【发布时间】:2019-06-13 20:46:10
【问题描述】:
给定一个由小写或大写字母组成的字符串,找出可以用这些字母构建的最长回文的长度。
这是区分大小写的,例如“Aa”在这里不被视为回文。
注意:
假设给定字符串的长度不会超过 1,010。
例子:
输入:"abccccdd"
输出:7
解释:
可以构建的最长回文是“dccaccd”,长度为 7。
我的代码适用于简单的输入,例如 "abccccdd" 和 "banana",但不适用于 "civilwartestingwhetherthatnaptionoranynartionsoconceivedandsodedicatedcanlongendureWeareqmetonagreatbattlefiemldoftzhatwarWehavecometodedicpateaportionofthatfieldasafinalrestingplaceforthosewhoheregavetheirlivesthatthatnationmightliveItisaltogetherfangandproperthatweshoulddothisButinalargersensewecannotdedicatewecannotconsecratewecannothallowthisgroundThebravelmenlivinganddeadwhostruggledherehaveconsecrateditfaraboveourpoorponwertoaddordetractTgheworldadswfilllittlenotlenorlongrememberwhatwesayherebutitcanneverforgetwhattheydidhereItisforusthelivingrathertobededicatedheretotheulnfinishedworkwhichtheywhofoughtherehavethusfarsonoblyadvancedItisratherforustobeherededicatedtothegreattdafskremainingbeforeusthatfromthesehonoreddeadwetakeincreaseddevotiontothatcauseforwhichtheygavethelastpfullmeasureofdevotionthatweherehighlyresolvethatthesedeadshallnothavediedinvainthatthisnationunsderGodshallhaveanewbirthoffreedomandthatgovernmentofthepeoplebythepeopleforthepeopleshallnotperishfromtheearth"。
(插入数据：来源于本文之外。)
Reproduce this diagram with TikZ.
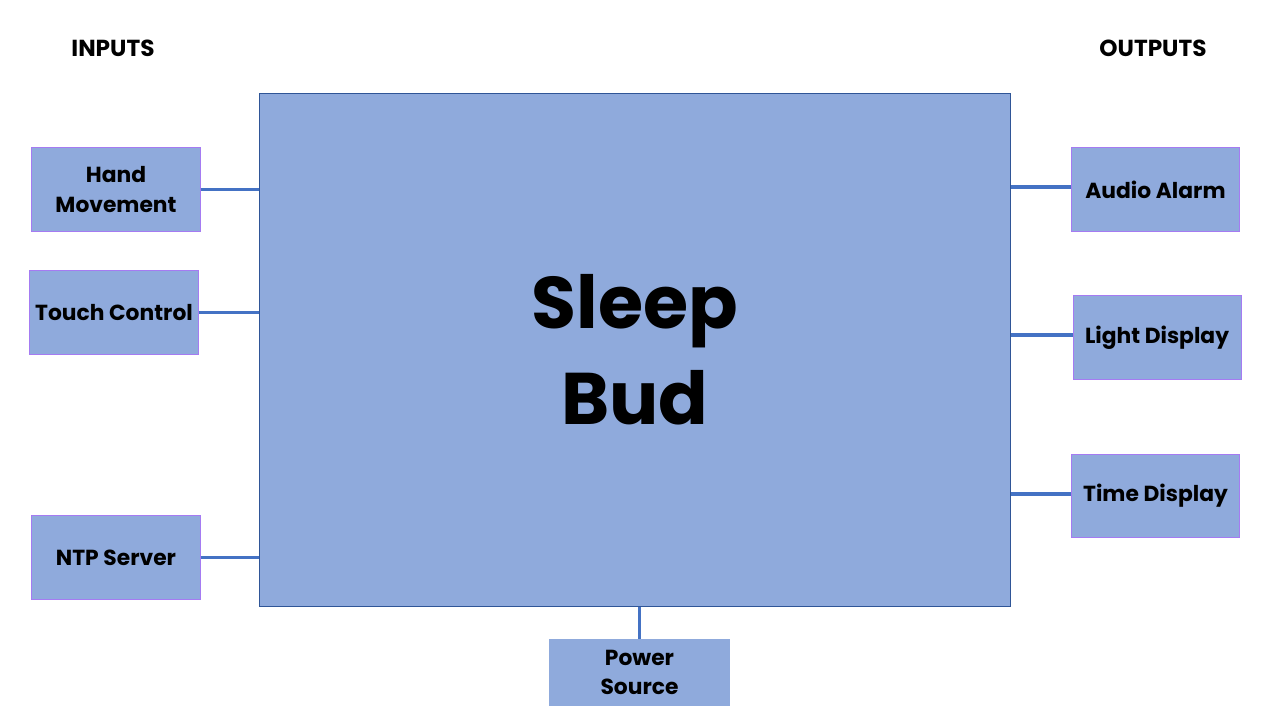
\documentclass[tikz,border=0pt]{standalone}
\usepackage{fontspec}
\setmainfont{Poppins}
\usepackage{xcolor}
\usetikzlibrary{positioning, calc}

\definecolor{boxfill}{HTML}{8FAADC}
\definecolor{boxline}{HTML}{A57BF2}
\definecolor{mainline}{HTML}{2F5597}
\definecolor{wire}{HTML}{4472C4}

\tikzset{
  block/.style={draw=boxline, line width=0.7pt, fill=boxfill, minimum width=4.2cm,
    minimum height=2.075cm, align=center, font=\fontsize{15.5}{21}\selectfont\bfseries},
  header/.style={font=\fontsize{16.5}{18}\selectfont\bfseries},
  wireline/.style={wire, line width=2.7pt}
}

\begin{document}
\begin{tikzpicture}[x=0.025cm,y=-0.025cm]
    \useasboundingbox[fill=white] (0,0) rectangle (1280,720);

    % Headers
    \node[header] (inhead) at (113,48) {INPUTS};
    \node[header] (outhead) at (1153,48) {OUTPUTS};

    % Main block
    \node[draw=mainline, line width=0.7pt, fill=boxfill, minimum width=18.75cm,
      minimum height=12.8cm, align=center, font=\fontsize{52}{68}\selectfont\bfseries]
      (sleepbud) at (635,350) {Sleep\\Bud};

    % Inputs
    \node[block] (hand) at (116,189.5) {Hand\\Movement};
    \node[block] (touch) at (114,312.5) {Touch Control};
    \node[block] (ntp) at (116,557.5) {NTP Server};

    % Outputs
    \node[block] (audio) at (1155.5,189.5) {Audio Alarm};
    \node[block] (light) at (1157,337.5) {Light Display};
    \node[block] (time) at (1155.5,496) {Time Display};

    % Power
    \node[block, draw=none, minimum width=4.525cm, minimum height=1.675cm]
      (power) at (639.5,672.5) {Power\\Source};

    % Wires
    \draw[wireline] (hand.east) -- (hand.east -| sleepbud.west);
    \draw[wireline] (touch.east) -- (touch.east -| sleepbud.west);
    \draw[wireline] (ntp.east) -- (ntp.east -| sleepbud.west);
    \draw[wireline] ([yshift=1.5pt]audio.west) -- ([yshift=1.5pt]audio.west -| sleepbud.east);
    \draw[wireline] ([yshift=1.5pt]light.west) -- ([yshift=1.5pt]light.west -| sleepbud.east);
    \draw[wireline] ([yshift=1.5pt]time.west) -- ([yshift=1.5pt]time.west -| sleepbud.east);
    \draw[wireline] (power.north) -- (power.north |- sleepbud.south);
\end{tikzpicture}
\end{document}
我不确定如何调试它。
class Solution {
public int longestPalindrome(String s) {
Map<Character, Integer> map = new HashMap<>();
char[] carr = s.toCharArray();
Arrays.sort(carr);
int leftInd = 0;
int rightInd = 0;
for(int i=0; i<carr.length; i++){
if(map.containsKey(carr[i]))
continue;
else
map.put(carr[i], 1);
}
for(int i=0; i<carr.length-1; i++){
for(int j=i+1; j<carr.length; j++){
if(carr[i]==carr[j]){
if(map.get(carr[i])==null)
continue;
carr[j] = Character.MIN_VALUE;
int count = map.get(carr[i]);
map.put(carr[i], count + 1);
}
}
}
int ans = 0;
int[] oddValArr = new int[map.size()];
int oddInd = 0;
for (Map.Entry<Character, Integer> entry : map.entrySet()) {
Character key = entry.getKey();
Integer value = entry.getValue();
if(value % 2 == 0){
ans += value;
}
else{
oddValArr[oddInd] = value;
oddInd++;
}
}
int biggestOddNum = 0;
for(int i=0; i<oddValArr.length; i++){
if(oddValArr[i] > biggestOddNum)
biggestOddNum = oddValArr[i];
}
return ans + biggestOddNum;
}
}
输出 655
预期 983
【问题讨论】:
-
您没有计算奇数的字母。如果您有 3 个“a”字母,则可以在回文中使用其中的 2 个,对吗?在所有奇数字母中,您可以在回文的中心使用剩余的一个。
标签: java palindrome